Plotting code records
___
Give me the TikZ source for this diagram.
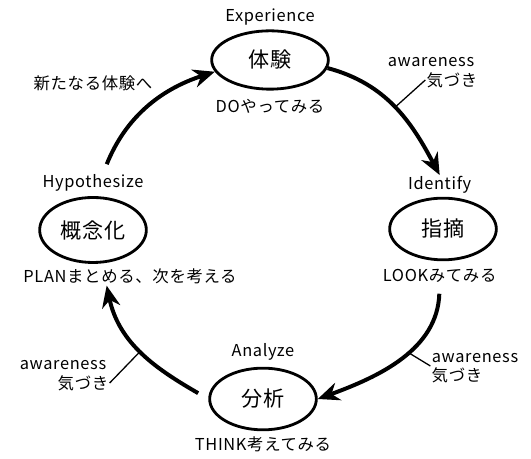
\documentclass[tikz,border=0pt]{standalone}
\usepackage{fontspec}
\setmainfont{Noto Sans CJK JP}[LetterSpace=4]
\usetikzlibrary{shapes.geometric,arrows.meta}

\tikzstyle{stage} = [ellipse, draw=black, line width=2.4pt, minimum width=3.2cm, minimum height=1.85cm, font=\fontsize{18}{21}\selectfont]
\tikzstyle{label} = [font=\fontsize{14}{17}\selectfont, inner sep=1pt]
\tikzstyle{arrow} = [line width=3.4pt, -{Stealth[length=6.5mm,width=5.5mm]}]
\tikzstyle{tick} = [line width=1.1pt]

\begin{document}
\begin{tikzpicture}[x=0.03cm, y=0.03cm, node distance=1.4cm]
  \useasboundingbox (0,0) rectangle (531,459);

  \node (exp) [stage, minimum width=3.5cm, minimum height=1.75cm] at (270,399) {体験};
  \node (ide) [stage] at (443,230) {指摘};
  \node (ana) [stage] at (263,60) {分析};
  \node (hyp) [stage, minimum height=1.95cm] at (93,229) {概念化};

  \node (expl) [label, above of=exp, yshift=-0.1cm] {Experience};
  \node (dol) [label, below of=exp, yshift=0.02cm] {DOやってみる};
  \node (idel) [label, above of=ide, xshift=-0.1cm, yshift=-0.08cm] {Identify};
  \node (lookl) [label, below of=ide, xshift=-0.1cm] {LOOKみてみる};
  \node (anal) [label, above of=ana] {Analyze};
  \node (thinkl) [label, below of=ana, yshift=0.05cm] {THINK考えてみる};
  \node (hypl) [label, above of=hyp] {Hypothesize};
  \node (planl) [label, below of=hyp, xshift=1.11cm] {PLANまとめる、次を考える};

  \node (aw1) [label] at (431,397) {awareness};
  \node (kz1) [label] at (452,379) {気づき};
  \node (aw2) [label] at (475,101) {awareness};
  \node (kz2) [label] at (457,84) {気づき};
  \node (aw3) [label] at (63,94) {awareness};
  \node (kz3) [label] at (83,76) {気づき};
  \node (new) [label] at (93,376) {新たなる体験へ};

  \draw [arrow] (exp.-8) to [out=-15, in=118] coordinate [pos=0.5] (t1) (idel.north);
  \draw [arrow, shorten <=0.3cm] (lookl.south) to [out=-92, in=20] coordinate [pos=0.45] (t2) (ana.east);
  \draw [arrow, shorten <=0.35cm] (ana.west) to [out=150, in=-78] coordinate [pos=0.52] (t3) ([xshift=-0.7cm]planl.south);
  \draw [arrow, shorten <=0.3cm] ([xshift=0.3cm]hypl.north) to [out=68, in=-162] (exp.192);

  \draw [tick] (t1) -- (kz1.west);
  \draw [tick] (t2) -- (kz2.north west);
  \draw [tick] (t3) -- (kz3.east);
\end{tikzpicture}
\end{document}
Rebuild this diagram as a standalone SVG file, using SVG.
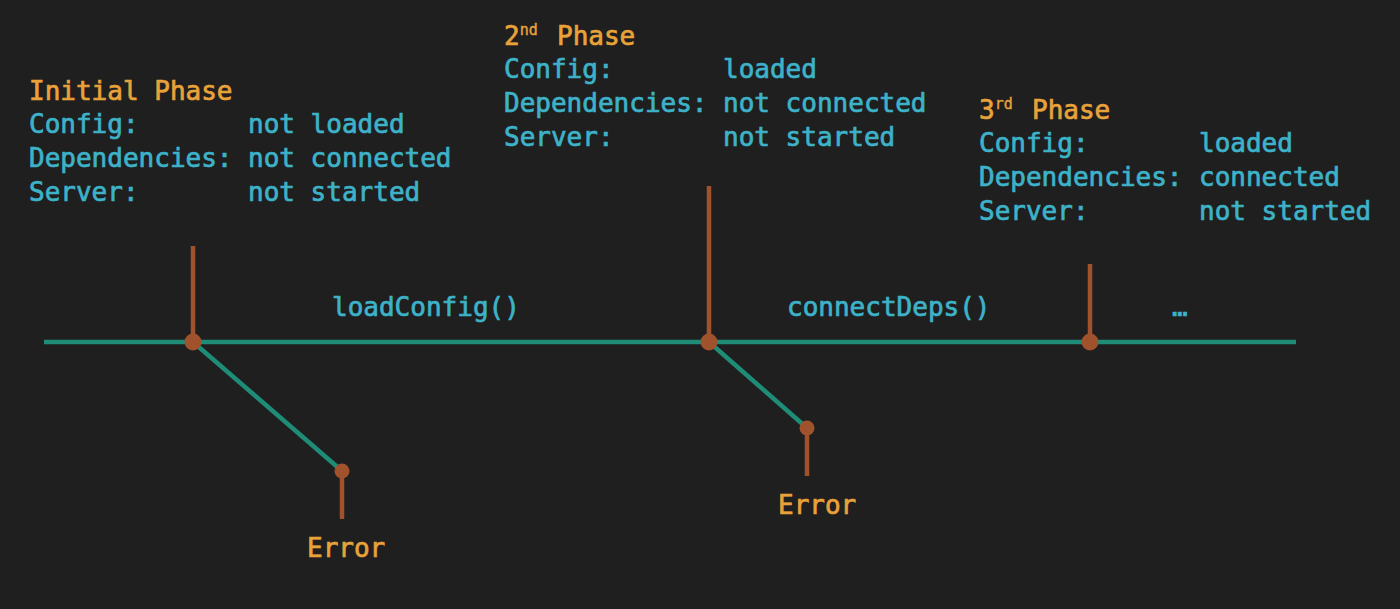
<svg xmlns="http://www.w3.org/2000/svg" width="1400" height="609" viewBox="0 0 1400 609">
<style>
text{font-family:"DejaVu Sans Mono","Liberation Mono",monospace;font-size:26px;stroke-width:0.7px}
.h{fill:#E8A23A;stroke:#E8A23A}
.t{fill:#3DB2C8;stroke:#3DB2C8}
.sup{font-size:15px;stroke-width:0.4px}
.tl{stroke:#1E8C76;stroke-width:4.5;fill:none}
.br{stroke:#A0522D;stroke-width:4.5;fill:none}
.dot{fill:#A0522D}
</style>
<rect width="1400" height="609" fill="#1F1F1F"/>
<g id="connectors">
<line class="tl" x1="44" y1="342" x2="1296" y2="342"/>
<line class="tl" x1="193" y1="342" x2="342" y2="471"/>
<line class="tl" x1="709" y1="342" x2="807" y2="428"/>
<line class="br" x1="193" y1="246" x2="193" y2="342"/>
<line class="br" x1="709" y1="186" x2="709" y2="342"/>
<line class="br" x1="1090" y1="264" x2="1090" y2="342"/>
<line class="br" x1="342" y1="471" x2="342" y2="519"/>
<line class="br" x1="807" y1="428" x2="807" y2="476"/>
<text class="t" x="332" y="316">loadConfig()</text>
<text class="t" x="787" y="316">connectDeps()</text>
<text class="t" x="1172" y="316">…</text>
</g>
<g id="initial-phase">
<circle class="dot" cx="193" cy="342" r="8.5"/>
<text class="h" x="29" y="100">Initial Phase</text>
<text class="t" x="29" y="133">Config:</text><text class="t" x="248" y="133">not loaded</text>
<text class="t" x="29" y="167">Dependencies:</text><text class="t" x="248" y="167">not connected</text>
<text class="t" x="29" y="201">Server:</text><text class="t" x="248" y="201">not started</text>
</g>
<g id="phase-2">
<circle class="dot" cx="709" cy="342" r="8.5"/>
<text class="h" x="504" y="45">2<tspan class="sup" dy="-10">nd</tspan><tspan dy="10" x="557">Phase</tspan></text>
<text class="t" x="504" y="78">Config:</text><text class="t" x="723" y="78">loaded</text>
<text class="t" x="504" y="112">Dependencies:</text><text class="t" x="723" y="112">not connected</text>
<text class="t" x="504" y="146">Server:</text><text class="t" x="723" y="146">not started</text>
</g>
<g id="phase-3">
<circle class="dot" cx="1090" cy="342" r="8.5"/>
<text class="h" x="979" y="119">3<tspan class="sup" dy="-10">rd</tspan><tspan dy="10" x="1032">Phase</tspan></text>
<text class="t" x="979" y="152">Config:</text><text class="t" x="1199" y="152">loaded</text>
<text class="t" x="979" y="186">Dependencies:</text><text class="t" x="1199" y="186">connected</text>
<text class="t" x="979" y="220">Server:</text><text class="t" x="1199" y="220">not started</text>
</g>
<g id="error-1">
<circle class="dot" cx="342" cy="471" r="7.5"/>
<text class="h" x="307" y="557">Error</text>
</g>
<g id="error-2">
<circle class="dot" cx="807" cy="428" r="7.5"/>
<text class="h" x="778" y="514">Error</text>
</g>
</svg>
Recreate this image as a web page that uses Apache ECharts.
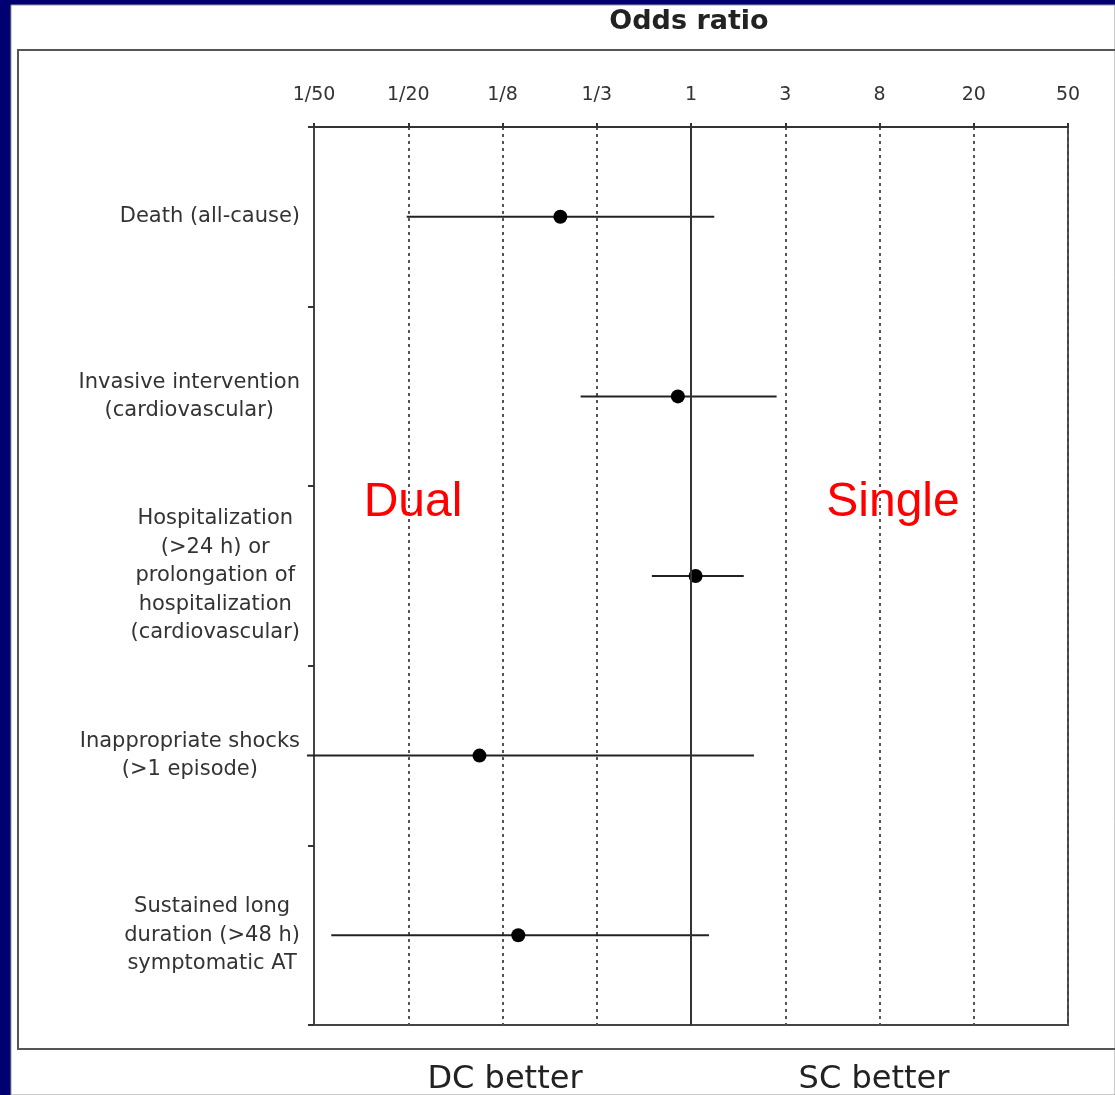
___
* [Task objective]:
Output all of the entries verbatim, leaving out any images.

* [Problem solution]:
Give me the TikZ source for this diagram.
\documentclass[tikz,border=0pt]{standalone}
\usepackage{fontspec}
\setmainfont{Noto Sans CJK JP}[LetterSpace=4]
\usetikzlibrary{shapes.geometric,arrows.meta}

\tikzstyle{stage} = [ellipse, draw=black, line width=2.4pt, minimum width=3.2cm, minimum height=1.85cm, font=\fontsize{18}{21}\selectfont]
\tikzstyle{label} = [font=\fontsize{14}{17}\selectfont, inner sep=1pt]
\tikzstyle{arrow} = [line width=3.4pt, -{Stealth[length=6.5mm,width=5.5mm]}]
\tikzstyle{tick} = [line width=1.1pt]

\begin{document}
\begin{tikzpicture}[x=0.03cm, y=0.03cm, node distance=1.4cm]
  \useasboundingbox (0,0) rectangle (531,459);

  \node (exp) [stage, minimum width=3.5cm, minimum height=1.75cm] at (270,399) {体験};
  \node (ide) [stage] at (443,230) {指摘};
  \node (ana) [stage] at (263,60) {分析};
  \node (hyp) [stage, minimum height=1.95cm] at (93,229) {概念化};

  \node (expl) [label, above of=exp, yshift=-0.1cm] {Experience};
  \node (dol) [label, below of=exp, yshift=0.02cm] {DOやってみる};
  \node (idel) [label, above of=ide, xshift=-0.1cm, yshift=-0.08cm] {Identify};
  \node (lookl) [label, below of=ide, xshift=-0.1cm] {LOOKみてみる};
  \node (anal) [label, above of=ana] {Analyze};
  \node (thinkl) [label, below of=ana, yshift=0.05cm] {THINK考えてみる};
  \node (hypl) [label, above of=hyp] {Hypothesize};
  \node (planl) [label, below of=hyp, xshift=1.11cm] {PLANまとめる、次を考える};

  \node (aw1) [label] at (431,397) {awareness};
  \node (kz1) [label] at (452,379) {気づき};
  \node (aw2) [label] at (475,101) {awareness};
  \node (kz2) [label] at (457,84) {気づき};
  \node (aw3) [label] at (63,94) {awareness};
  \node (kz3) [label] at (83,76) {気づき};
  \node (new) [label] at (93,376) {新たなる体験へ};

  \draw [arrow] (exp.-8) to [out=-15, in=118] coordinate [pos=0.5] (t1) (idel.north);
  \draw [arrow, shorten <=0.3cm] (lookl.south) to [out=-92, in=20] coordinate [pos=0.45] (t2) (ana.east);
  \draw [arrow, shorten <=0.35cm] (ana.west) to [out=150, in=-78] coordinate [pos=0.52] (t3) ([xshift=-0.7cm]planl.south);
  \draw [arrow, shorten <=0.3cm] ([xshift=0.3cm]hypl.north) to [out=68, in=-162] (exp.192);

  \draw [tick] (t1) -- (kz1.west);
  \draw [tick] (t2) -- (kz2.north west);
  \draw [tick] (t3) -- (kz3.east);
\end{tikzpicture}
\end{document}
Rebuild this diagram as a standalone SVG file, using SVG.
<svg xmlns="http://www.w3.org/2000/svg" width="1400" height="609" viewBox="0 0 1400 609">
<style>
text{font-family:"DejaVu Sans Mono","Liberation Mono",monospace;font-size:26px;stroke-width:0.7px}
.h{fill:#E8A23A;stroke:#E8A23A}
.t{fill:#3DB2C8;stroke:#3DB2C8}
.sup{font-size:15px;stroke-width:0.4px}
.tl{stroke:#1E8C76;stroke-width:4.5;fill:none}
.br{stroke:#A0522D;stroke-width:4.5;fill:none}
.dot{fill:#A0522D}
</style>
<rect width="1400" height="609" fill="#1F1F1F"/>
<g id="connectors">
<line class="tl" x1="44" y1="342" x2="1296" y2="342"/>
<line class="tl" x1="193" y1="342" x2="342" y2="471"/>
<line class="tl" x1="709" y1="342" x2="807" y2="428"/>
<line class="br" x1="193" y1="246" x2="193" y2="342"/>
<line class="br" x1="709" y1="186" x2="709" y2="342"/>
<line class="br" x1="1090" y1="264" x2="1090" y2="342"/>
<line class="br" x1="342" y1="471" x2="342" y2="519"/>
<line class="br" x1="807" y1="428" x2="807" y2="476"/>
<text class="t" x="332" y="316">loadConfig()</text>
<text class="t" x="787" y="316">connectDeps()</text>
<text class="t" x="1172" y="316">…</text>
</g>
<g id="initial-phase">
<circle class="dot" cx="193" cy="342" r="8.5"/>
<text class="h" x="29" y="100">Initial Phase</text>
<text class="t" x="29" y="133">Config:</text><text class="t" x="248" y="133">not loaded</text>
<text class="t" x="29" y="167">Dependencies:</text><text class="t" x="248" y="167">not connected</text>
<text class="t" x="29" y="201">Server:</text><text class="t" x="248" y="201">not started</text>
</g>
<g id="phase-2">
<circle class="dot" cx="709" cy="342" r="8.5"/>
<text class="h" x="504" y="45">2<tspan class="sup" dy="-10">nd</tspan><tspan dy="10" x="557">Phase</tspan></text>
<text class="t" x="504" y="78">Config:</text><text class="t" x="723" y="78">loaded</text>
<text class="t" x="504" y="112">Dependencies:</text><text class="t" x="723" y="112">not connected</text>
<text class="t" x="504" y="146">Server:</text><text class="t" x="723" y="146">not started</text>
</g>
<g id="phase-3">
<circle class="dot" cx="1090" cy="342" r="8.5"/>
<text class="h" x="979" y="119">3<tspan class="sup" dy="-10">rd</tspan><tspan dy="10" x="1032">Phase</tspan></text>
<text class="t" x="979" y="152">Config:</text><text class="t" x="1199" y="152">loaded</text>
<text class="t" x="979" y="186">Dependencies:</text><text class="t" x="1199" y="186">connected</text>
<text class="t" x="979" y="220">Server:</text><text class="t" x="1199" y="220">not started</text>
</g>
<g id="error-1">
<circle class="dot" cx="342" cy="471" r="7.5"/>
<text class="h" x="307" y="557">Error</text>
</g>
<g id="error-2">
<circle class="dot" cx="807" cy="428" r="7.5"/>
<text class="h" x="778" y="514">Error</text>
</g>
</svg>
Recreate this image as a web page that uses Apache ECharts.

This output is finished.